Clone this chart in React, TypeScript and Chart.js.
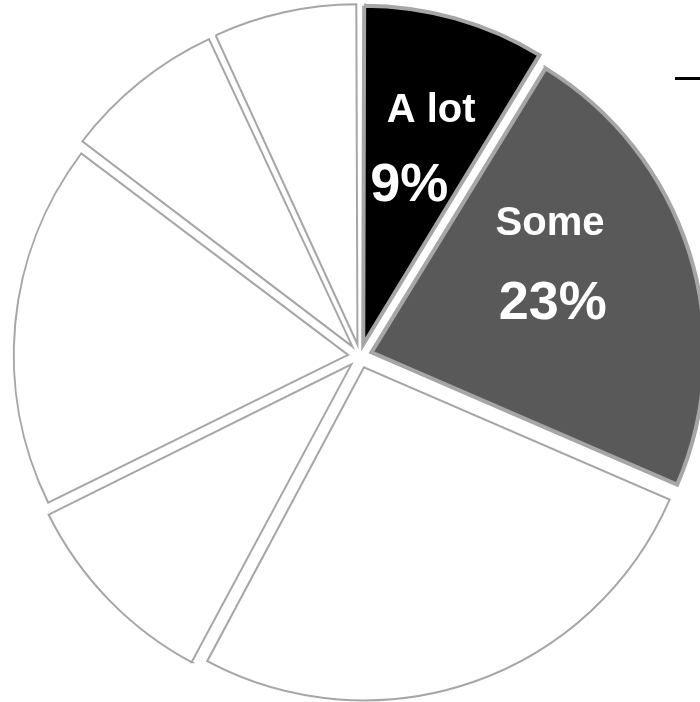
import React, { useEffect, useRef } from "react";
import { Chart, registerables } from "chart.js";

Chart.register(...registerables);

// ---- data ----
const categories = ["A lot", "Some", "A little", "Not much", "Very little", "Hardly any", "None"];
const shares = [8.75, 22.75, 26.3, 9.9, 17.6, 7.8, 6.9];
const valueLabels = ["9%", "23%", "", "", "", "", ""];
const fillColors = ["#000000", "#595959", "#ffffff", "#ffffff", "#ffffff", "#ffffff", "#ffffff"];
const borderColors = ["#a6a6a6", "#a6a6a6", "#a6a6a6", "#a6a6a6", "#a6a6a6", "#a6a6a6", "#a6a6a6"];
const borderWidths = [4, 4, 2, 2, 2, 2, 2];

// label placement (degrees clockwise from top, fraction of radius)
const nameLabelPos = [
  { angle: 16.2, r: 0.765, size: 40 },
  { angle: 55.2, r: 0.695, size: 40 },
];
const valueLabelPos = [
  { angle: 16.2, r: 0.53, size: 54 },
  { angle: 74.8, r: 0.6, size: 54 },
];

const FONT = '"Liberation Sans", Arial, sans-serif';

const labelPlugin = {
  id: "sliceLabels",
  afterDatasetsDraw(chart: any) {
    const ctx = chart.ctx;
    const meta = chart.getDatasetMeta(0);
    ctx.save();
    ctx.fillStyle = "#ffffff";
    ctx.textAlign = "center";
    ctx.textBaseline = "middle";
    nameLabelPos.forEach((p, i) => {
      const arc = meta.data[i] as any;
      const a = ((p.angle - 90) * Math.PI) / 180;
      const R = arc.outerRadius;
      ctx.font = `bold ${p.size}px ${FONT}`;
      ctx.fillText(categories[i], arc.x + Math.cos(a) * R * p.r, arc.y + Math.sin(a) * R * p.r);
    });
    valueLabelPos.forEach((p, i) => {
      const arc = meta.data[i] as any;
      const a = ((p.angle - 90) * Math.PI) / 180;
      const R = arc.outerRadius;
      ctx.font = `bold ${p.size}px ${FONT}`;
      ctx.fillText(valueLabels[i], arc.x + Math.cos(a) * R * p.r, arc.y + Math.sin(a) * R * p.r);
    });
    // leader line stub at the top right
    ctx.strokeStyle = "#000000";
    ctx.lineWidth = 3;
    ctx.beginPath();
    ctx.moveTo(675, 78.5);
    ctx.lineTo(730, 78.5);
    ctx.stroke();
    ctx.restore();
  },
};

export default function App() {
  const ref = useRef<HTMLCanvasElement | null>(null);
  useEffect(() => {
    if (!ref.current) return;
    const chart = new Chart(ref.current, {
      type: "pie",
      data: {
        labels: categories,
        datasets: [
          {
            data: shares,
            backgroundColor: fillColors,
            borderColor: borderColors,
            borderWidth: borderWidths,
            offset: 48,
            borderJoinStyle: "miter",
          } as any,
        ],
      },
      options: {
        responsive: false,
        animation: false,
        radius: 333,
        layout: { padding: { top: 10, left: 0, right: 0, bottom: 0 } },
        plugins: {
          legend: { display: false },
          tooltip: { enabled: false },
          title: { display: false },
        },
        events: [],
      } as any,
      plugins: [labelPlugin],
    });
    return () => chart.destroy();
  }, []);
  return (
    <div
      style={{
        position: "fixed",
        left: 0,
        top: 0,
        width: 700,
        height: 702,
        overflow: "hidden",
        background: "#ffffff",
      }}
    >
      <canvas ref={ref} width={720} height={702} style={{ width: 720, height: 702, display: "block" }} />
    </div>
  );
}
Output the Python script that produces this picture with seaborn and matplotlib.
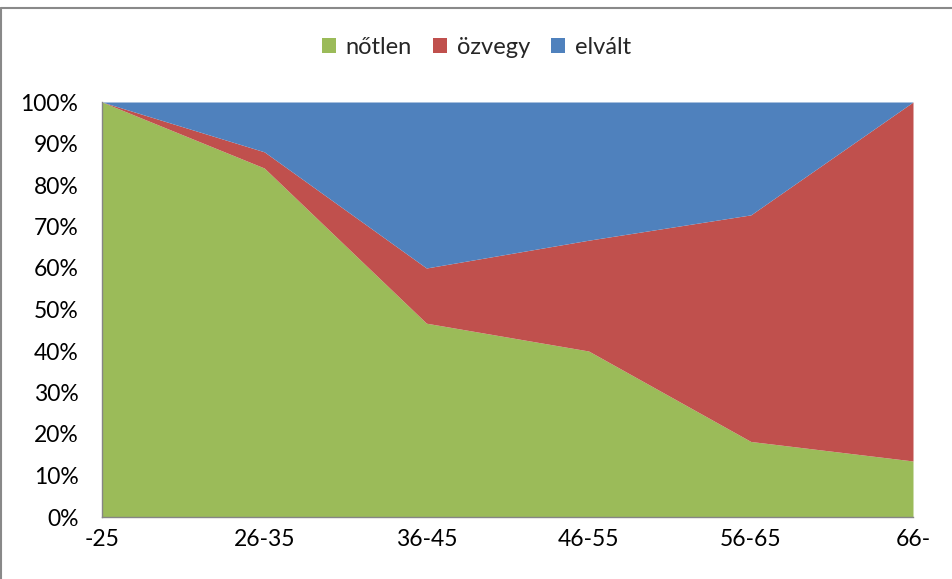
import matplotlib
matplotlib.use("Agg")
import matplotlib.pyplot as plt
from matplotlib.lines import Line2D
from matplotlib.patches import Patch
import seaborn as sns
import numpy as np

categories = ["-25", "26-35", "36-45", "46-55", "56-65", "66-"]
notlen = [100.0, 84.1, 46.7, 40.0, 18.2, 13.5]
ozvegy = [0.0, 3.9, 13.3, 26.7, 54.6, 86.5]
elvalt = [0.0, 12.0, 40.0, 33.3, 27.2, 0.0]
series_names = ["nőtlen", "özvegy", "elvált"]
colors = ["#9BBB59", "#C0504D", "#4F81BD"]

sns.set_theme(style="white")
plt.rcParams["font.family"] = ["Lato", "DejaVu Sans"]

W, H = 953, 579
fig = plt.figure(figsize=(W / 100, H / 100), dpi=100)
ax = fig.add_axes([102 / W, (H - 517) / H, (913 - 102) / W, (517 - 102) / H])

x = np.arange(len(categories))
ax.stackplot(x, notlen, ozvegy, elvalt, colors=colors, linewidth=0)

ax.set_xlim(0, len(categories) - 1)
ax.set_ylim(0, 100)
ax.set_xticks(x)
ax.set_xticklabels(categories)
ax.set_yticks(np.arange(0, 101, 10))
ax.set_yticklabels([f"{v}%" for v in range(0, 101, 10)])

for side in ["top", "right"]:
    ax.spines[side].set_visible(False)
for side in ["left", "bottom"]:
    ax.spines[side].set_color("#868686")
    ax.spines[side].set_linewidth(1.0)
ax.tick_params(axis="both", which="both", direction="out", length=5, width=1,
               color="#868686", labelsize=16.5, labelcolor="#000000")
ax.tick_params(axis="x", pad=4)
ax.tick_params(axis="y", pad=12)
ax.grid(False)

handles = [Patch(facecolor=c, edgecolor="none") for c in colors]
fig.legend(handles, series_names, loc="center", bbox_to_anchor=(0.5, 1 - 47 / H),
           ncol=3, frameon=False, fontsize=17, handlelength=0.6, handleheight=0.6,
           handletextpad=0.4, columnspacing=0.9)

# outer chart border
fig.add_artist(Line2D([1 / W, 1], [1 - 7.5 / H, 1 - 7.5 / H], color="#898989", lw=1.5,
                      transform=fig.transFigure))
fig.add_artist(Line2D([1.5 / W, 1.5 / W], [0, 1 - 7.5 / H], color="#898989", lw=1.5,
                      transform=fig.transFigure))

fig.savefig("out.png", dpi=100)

_To be done_
Set down the complete material exactly, but do not include the images.

_Response to this exercise_
Clone this chart in React, TypeScript and Chart.js.
import React, { useEffect, useRef } from "react";
import { Chart, registerables } from "chart.js";

Chart.register(...registerables);

// ---- data ----
const categories = ["A lot", "Some", "A little", "Not much", "Very little", "Hardly any", "None"];
const shares = [8.75, 22.75, 26.3, 9.9, 17.6, 7.8, 6.9];
const valueLabels = ["9%", "23%", "", "", "", "", ""];
const fillColors = ["#000000", "#595959", "#ffffff", "#ffffff", "#ffffff", "#ffffff", "#ffffff"];
const borderColors = ["#a6a6a6", "#a6a6a6", "#a6a6a6", "#a6a6a6", "#a6a6a6", "#a6a6a6", "#a6a6a6"];
const borderWidths = [4, 4, 2, 2, 2, 2, 2];

// label placement (degrees clockwise from top, fraction of radius)
const nameLabelPos = [
  { angle: 16.2, r: 0.765, size: 40 },
  { angle: 55.2, r: 0.695, size: 40 },
];
const valueLabelPos = [
  { angle: 16.2, r: 0.53, size: 54 },
  { angle: 74.8, r: 0.6, size: 54 },
];

const FONT = '"Liberation Sans", Arial, sans-serif';

const labelPlugin = {
  id: "sliceLabels",
  afterDatasetsDraw(chart: any) {
    const ctx = chart.ctx;
    const meta = chart.getDatasetMeta(0);
    ctx.save();
    ctx.fillStyle = "#ffffff";
    ctx.textAlign = "center";
    ctx.textBaseline = "middle";
    nameLabelPos.forEach((p, i) => {
      const arc = meta.data[i] as any;
      const a = ((p.angle - 90) * Math.PI) / 180;
      const R = arc.outerRadius;
      ctx.font = `bold ${p.size}px ${FONT}`;
      ctx.fillText(categories[i], arc.x + Math.cos(a) * R * p.r, arc.y + Math.sin(a) * R * p.r);
    });
    valueLabelPos.forEach((p, i) => {
      const arc = meta.data[i] as any;
      const a = ((p.angle - 90) * Math.PI) / 180;
      const R = arc.outerRadius;
      ctx.font = `bold ${p.size}px ${FONT}`;
      ctx.fillText(valueLabels[i], arc.x + Math.cos(a) * R * p.r, arc.y + Math.sin(a) * R * p.r);
    });
    // leader line stub at the top right
    ctx.strokeStyle = "#000000";
    ctx.lineWidth = 3;
    ctx.beginPath();
    ctx.moveTo(675, 78.5);
    ctx.lineTo(730, 78.5);
    ctx.stroke();
    ctx.restore();
  },
};

export default function App() {
  const ref = useRef<HTMLCanvasElement | null>(null);
  useEffect(() => {
    if (!ref.current) return;
    const chart = new Chart(ref.current, {
      type: "pie",
      data: {
        labels: categories,
        datasets: [
          {
            data: shares,
            backgroundColor: fillColors,
            borderColor: borderColors,
            borderWidth: borderWidths,
            offset: 48,
            borderJoinStyle: "miter",
          } as any,
        ],
      },
      options: {
        responsive: false,
        animation: false,
        radius: 333,
        layout: { padding: { top: 10, left: 0, right: 0, bottom: 0 } },
        plugins: {
          legend: { display: false },
          tooltip: { enabled: false },
          title: { display: false },
        },
        events: [],
      } as any,
      plugins: [labelPlugin],
    });
    return () => chart.destroy();
  }, []);
  return (
    <div
      style={{
        position: "fixed",
        left: 0,
        top: 0,
        width: 700,
        height: 702,
        overflow: "hidden",
        background: "#ffffff",
      }}
    >
      <canvas ref={ref} width={720} height={702} style={{ width: 720, height: 702, display: "block" }} />
    </div>
  );
}
Output the Python script that produces this picture with seaborn and matplotlib.
import matplotlib
matplotlib.use("Agg")
import matplotlib.pyplot as plt
from matplotlib.lines import Line2D
from matplotlib.patches import Patch
import seaborn as sns
import numpy as np

categories = ["-25", "26-35", "36-45", "46-55", "56-65", "66-"]
notlen = [100.0, 84.1, 46.7, 40.0, 18.2, 13.5]
ozvegy = [0.0, 3.9, 13.3, 26.7, 54.6, 86.5]
elvalt = [0.0, 12.0, 40.0, 33.3, 27.2, 0.0]
series_names = ["nőtlen", "özvegy", "elvált"]
colors = ["#9BBB59", "#C0504D", "#4F81BD"]

sns.set_theme(style="white")
plt.rcParams["font.family"] = ["Lato", "DejaVu Sans"]

W, H = 953, 579
fig = plt.figure(figsize=(W / 100, H / 100), dpi=100)
ax = fig.add_axes([102 / W, (H - 517) / H, (913 - 102) / W, (517 - 102) / H])

x = np.arange(len(categories))
ax.stackplot(x, notlen, ozvegy, elvalt, colors=colors, linewidth=0)

ax.set_xlim(0, len(categories) - 1)
ax.set_ylim(0, 100)
ax.set_xticks(x)
ax.set_xticklabels(categories)
ax.set_yticks(np.arange(0, 101, 10))
ax.set_yticklabels([f"{v}%" for v in range(0, 101, 10)])

for side in ["top", "right"]:
    ax.spines[side].set_visible(False)
for side in ["left", "bottom"]:
    ax.spines[side].set_color("#868686")
    ax.spines[side].set_linewidth(1.0)
ax.tick_params(axis="both", which="both", direction="out", length=5, width=1,
               color="#868686", labelsize=16.5, labelcolor="#000000")
ax.tick_params(axis="x", pad=4)
ax.tick_params(axis="y", pad=12)
ax.grid(False)

handles = [Patch(facecolor=c, edgecolor="none") for c in colors]
fig.legend(handles, series_names, loc="center", bbox_to_anchor=(0.5, 1 - 47 / H),
           ncol=3, frameon=False, fontsize=17, handlelength=0.6, handleheight=0.6,
           handletextpad=0.4, columnspacing=0.9)

# outer chart border
fig.add_artist(Line2D([1 / W, 1], [1 - 7.5 / H, 1 - 7.5 / H], color="#898989", lw=1.5,
                      transform=fig.transFigure))
fig.add_artist(Line2D([1.5 / W, 1.5 / W], [0, 1 - 7.5 / H], color="#898989", lw=1.5,
                      transform=fig.transFigure))

fig.savefig("out.png", dpi=100)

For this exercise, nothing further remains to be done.